As providers of application security solutions, we often beat the drum of data and identity protection from exfiltration; from theft. But we don’t often turn the equation around and talk about the very real possibility of data corruption, either accidentally or vindictively.

We should – before it becomes a trending topic on Twitter.

We’ve seen the rise of retributive digital strikes on people in many forms. Because 911 dispatchers can’t get accurate locations and addresses from cell phones, victims have suffered deadly swatting incidents. Revenge porn is a thing and impersonation of our friends and family on social media happens all the time. And it’s been more than 3 years since Kustodian CEO Chris Rock demonstrated how fraudsters could artificially ‘kill’ someone for a profit or prank due to vulnerabilities in most countries’ death registration processes at DEF CON (CS Monitor). For those paying attention, that was one of the hacks used in the 1995 film, Hackers, along with cancelling someone’s credit card and submitting false personal ads as retribution for some slight – perceived or real. 

It’s only a matter of time before such vindictive behavior spreads to dirtying up data elsewhere. 

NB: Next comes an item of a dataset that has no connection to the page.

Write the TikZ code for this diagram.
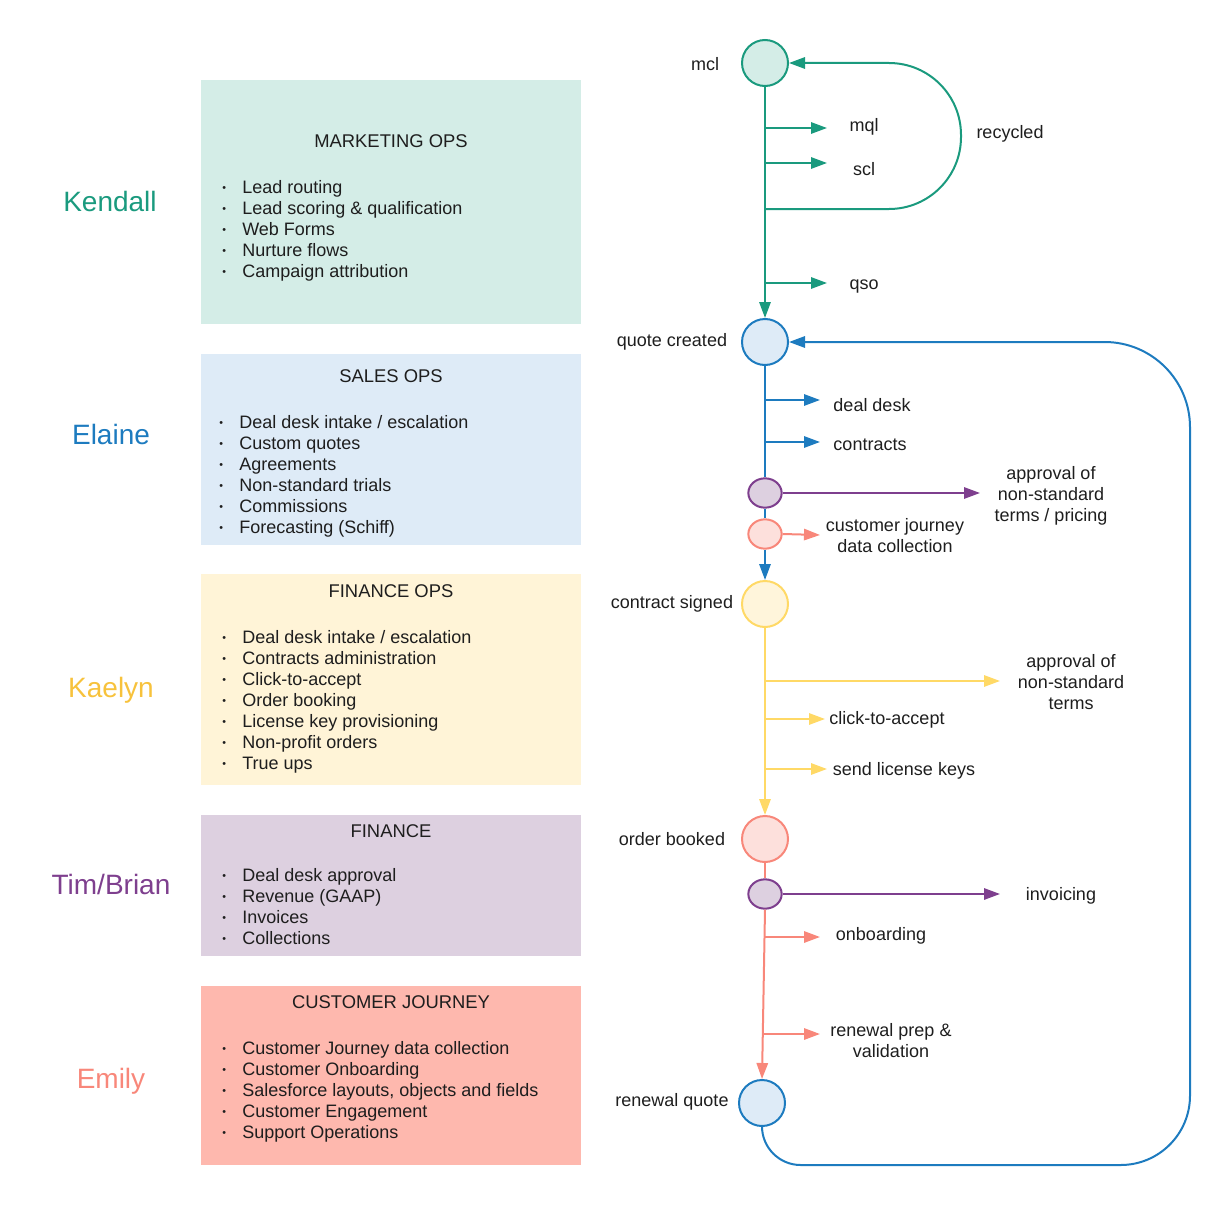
\documentclass[tikz,border=0pt]{standalone}
\usepackage{fontspec}
\setmainfont{Liberation Sans}
\usetikzlibrary{arrows.meta,shapes.geometric}
\definecolor{cTeal}{HTML}{1A9A7E}
\definecolor{cBlue}{HTML}{1D7BBF}
\definecolor{cYel}{HTML}{FFD966}
\definecolor{cYelT}{HTML}{F7C23C}
\definecolor{cPur}{HTML}{7E3F8E}
\definecolor{cSal}{HTML}{F8877A}
\definecolor{fMk}{HTML}{D4EDE7}
\definecolor{fSa}{HTML}{DEEBF7}
\definecolor{fFo}{HTML}{FFF4D7}
\definecolor{fFi}{HTML}{DDD0E0}
\definecolor{fCj}{HTML}{FEB8AE}
\definecolor{fPk}{HTML}{FDE0DC}
\definecolor{fYl}{HTML}{FFF5DB}
\definecolor{txt}{HTML}{1E1E1E}
\newcommand{\fs}{\fontsize{13.5}{15.75}\selectfont}
\newcommand{\bul}{\makebox[3pt][c]{\raisebox{0.9pt}{\fontsize{8}{8}\selectfont •}}}
\newcommand{\blst}[1]{\begin{tabular}[t]{@{}l@{\hspace{12pt}}l@{}}#1\end{tabular}}
\tikzset{
  boxn/.style={rectangle, draw=none, minimum width=285pt, inner sep=0},
  ttl/.style={font=\fontsize{13.8}{15.75}\selectfont, text=txt, inner sep=0},
  lst/.style={font=\fs, text=txt, anchor=base west, inner sep=0},
  who/.style={font=\fontsize{21}{25}\selectfont, inner sep=0},
  lbl/.style={font=\fs, text=txt, align=center, inner sep=0},
  bigc/.style={circle, minimum size=34.5pt, inner sep=0, line width=1.5pt},
  smc/.style={ellipse, minimum width=25pt, minimum height=22pt, inner sep=0, line width=1.5pt},
  ln/.style={line width=1.5pt},
  arr/.style={line width=1.5pt, -{Triangle[length=12pt,width=8.5pt]}}
}
\begin{document}
\begin{tikzpicture}[x=0.75pt,y=-0.75pt]
\useasboundingbox (0,0) rectangle (1231,1206);
% ---------- left boxes ----------
\node[boxn, fill=fMk, minimum height=183pt] (bmk) at (391,202) {};
\node[boxn, fill=fSa, minimum height=143.25pt] (bsa) at (391,449.5) {};
\node[boxn, fill=fFo, minimum height=158.25pt] (bfo) at (391,679.5) {};
\node[boxn, fill=fFi, minimum height=105.75pt] (bfi) at (391,885.5) {};
\node[boxn, fill=fCj, minimum height=134.25pt] (bcj) at (391,1075.5) {};

\node[ttl] (tmk) at (391,141) {MARKETING OPS};
\node[ttl] (tsa) at (391,376) {SALES OPS};
\node[ttl] (tfo) at (391,591) {FINANCE OPS};
\node[ttl] (tfi) at (391,831) {FINANCE};
\node[ttl] (tcj) at (391,1002) {CUSTOMER JOURNEY};

\node[lst] (lmk) at (222,193) {\blst{\bul & Lead routing\\ \bul & Lead scoring \& qualification\\ \bul & Web Forms\\ \bul & Nurture flows\\ \bul & Campaign attribution}};
\node[lst] (lsa) at (219,428) {\blst{\bul & Deal desk intake / escalation\\ \bul & Custom quotes\\ \bul & Agreements\\ \bul & Non-standard trials\\ \bul & Commissions\\ \bul & Forecasting (Schiff)}};
\node[lst] (lfo) at (222,643) {\blst{\bul & Deal desk intake / escalation\\ \bul & Contracts administration\\ \bul & Click-to-accept\\ \bul & Order booking\\ \bul & License key provisioning\\ \bul & Non-profit orders\\ \bul & True ups}};
\node[lst] (lfi) at (222,881) {\blst{\bul & Deal desk approval\\ \bul & Revenue (GAAP)\\ \bul & Invoices\\ \bul & Collections}};
\node[lst] (lcj) at (222,1054) {\blst{\bul & Customer Journey data collection\\ \bul & Customer Onboarding\\ \bul & Salesforce layouts, objects and fields\\ \bul & Customer Engagement\\ \bul & Support Operations}};

% ---------- names ----------
\node[who, text=cTeal] (nk) at (110,201) {Kendall};
\node[who, text=cBlue] (ne) at (111,434) {Elaine};
\node[who, text=cYelT] (nka) at (111,690) {Kaelyn};
\node[who, text=cPur] (nt) at (111,884) {Tim/Brian};
\node[who, text=cSal] (nem) at (111,1081) {Emily};

% ---------- flow nodes ----------
\node[bigc, draw=cTeal, fill=fMk] (mcl) at (765,63) {};
\node[bigc, draw=cBlue, fill=fSa] (qc) at (765,342) {};
\node[smc, draw=cPur, fill=fFi] (pu1) at (765,493) {};
\node[smc, draw=cSal, fill=fPk] (pk1) at (765,534) {};
\node[bigc, draw=cYel, fill=fYl] (cs) at (765,604) {};
\node[bigc, draw=cSal, fill=fPk] (ob) at (765,839) {};
\node[smc, draw=cPur, fill=fFi] (pu2) at (765,894) {};
\node[bigc, draw=cBlue, fill=fSa] (rq) at (762,1103) {};

% labels
\node[lbl] (lmcl) at (705,64) {mcl};
\node[lbl] (lqc) at (672,342) {quote created};
\node[lbl] (lcs) at (672,604) {contract signed};
\node[lbl] (lob) at (672,839) {order booked};
\node[lbl] (lrq) at (672,1102) {renewal quote};
\node[lbl] (lmql) at (864,127) {mql};
\node[lbl] (lscl) at (864,169) {scl};
\node[lbl] (lqso) at (864,287) {qso};
\node[lbl] (lrec) at (1010,134) {recycled};
\node[lbl] (ldd) at (872,405) {deal desk};
\node[lbl] (lco) at (870,445) {contracts};
\node[lbl] (lap1) at (1051,496) {approval of\\non-standard\\terms / pricing};
\node[lbl] (lcjd) at (895,536) {customer journey\\data collection};
\node[lbl] (lap2) at (1071,682) {approval of\\non-standard\\terms};
\node[lbl] (lcta) at (887,720) {click-to-accept};
\node[lbl] (lslk) at (904,771) {send license keys};
\node[lbl] (linv) at (1061,896) {invoicing};
\node[lbl] (lonb) at (881,936) {onboarding};
\node[lbl] (lrp) at (891,1041) {renewal prep \&\\validation};

% coordinates for branches
\coordinate (t1s) at (765,128); \coordinate (t1e) at (827,128);
\coordinate (t2s) at (765,163); \coordinate (t2e) at (827,163);
\coordinate (t3s) at (765,209); \coordinate (t3c) at (961,209); \coordinate (t3d) at (961,63);
\coordinate (t4s) at (765,283); \coordinate (t4e) at (827,283);
\coordinate (b1s) at (765,400); \coordinate (b1e) at (820,400);
\coordinate (b2s) at (765,442); \coordinate (b2e) at (820,442);
\coordinate (p1e) at (980,493);
\coordinate (k1e) at (820,535);
\coordinate (y1s) at (765,681); \coordinate (y1e) at (1000,681);
\coordinate (y2s) at (765,719); \coordinate (y2e) at (825,719);
\coordinate (y3s) at (765,769); \coordinate (y3e) at (827,769);
\coordinate (p2e) at (1000,894);
\coordinate (s1s) at (764.5,937); \coordinate (s1e) at (820,937);
\coordinate (s2s) at (763.5,1034); \coordinate (s2e) at (820,1034);
\coordinate (lb1) at (762,1165); \coordinate (lb2) at (1190,1165); \coordinate (lb3) at (1190,342);

% ---------- connectors ----------
\draw[arr, cTeal] (mcl.south) -- (qc.north);
\draw[arr, cTeal] (t1s) -- (t1e);
\draw[arr, cTeal] (t2s) -- (t2e);
\draw[arr, cTeal] (t4s) -- (t4e);
\draw[arr, cTeal, rounded corners=54pt] (t3s) -- (t3c) -- (t3d) -- (mcl.east);

\draw[ln, cBlue] (qc.south) -- (pu1.north);
\draw[ln, cBlue] (pu1.south) -- (pk1.north);
\draw[arr, cBlue] (pk1.south) -- (cs.north);
\draw[arr, cBlue] (b1s) -- (b1e);
\draw[arr, cBlue] (b2s) -- (b2e);
\draw[arr, cPur] (pu1.east) -- (p1e);
\draw[arr, cSal] (pk1.east) -- (k1e);

\draw[arr, cYel] (cs.south) -- (ob.north);
\draw[arr, cYel] (y1s) -- (y1e);
\draw[arr, cYel] (y2s) -- (y2e);
\draw[arr, cYel] (y3s) -- (y3e);

\draw[ln, cSal] (ob.south) -- (pu2.north);
\draw[arr, cSal] (pu2.south) -- (rq.north);
\draw[arr, cPur] (pu2.east) -- (p2e);
\draw[arr, cSal] (s1s) -- (s1e);
\draw[arr, cSal] (s2s) -- (s2e);

\draw[arr, cBlue, rounded corners=29pt] (rq.south) -- (lb1) [rounded corners=52pt] -- (lb2) [rounded corners=64pt] -- (lb3) -- (qc.east);
\end{tikzpicture}
\end{document}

If you think I’m suffering from a tin-foil hat on my head, remember the RedLock CSI report from 2017 that noted 31% of databases had a port open to the Internet. To anyone. Remember the MongoDB debacle, where more than 27000 databases were open to public access. The wrong person with the right database left open can wreak havoc on your data.

That’s a problem because we have reached the inflection point where data is often treated as an inviolate and infallible version of the truth. Thanks to a data entry error that ‘truth’ could have landed me in prison.

Digital Data Diligence

As we continue to expand how much of our businesses – and lives – are stored in the digital realm, we should take a deep breath and remember that the bits and bytes in our data warehouses represent some aspect of real human beings. The diligence with which we treat that data reflects our attitude toward that real human being that is our customer. Especially when we can’t know what tidbit of data we’re entering today might be interpreted in a way that harms the customer later. After all, the entry my vehicle history record was simply to register an oil change in North Dakota. There was no malice intended, but the result could have been disastrous for me. 

Whether it’s crafting security policies with an eye toward preventing data corruption, controlling access to apps and databases, or greater attention to manual entry of data, we need to remember that while the data doesn’t lie – it represents exactly what the person entered – the person who entered it might have.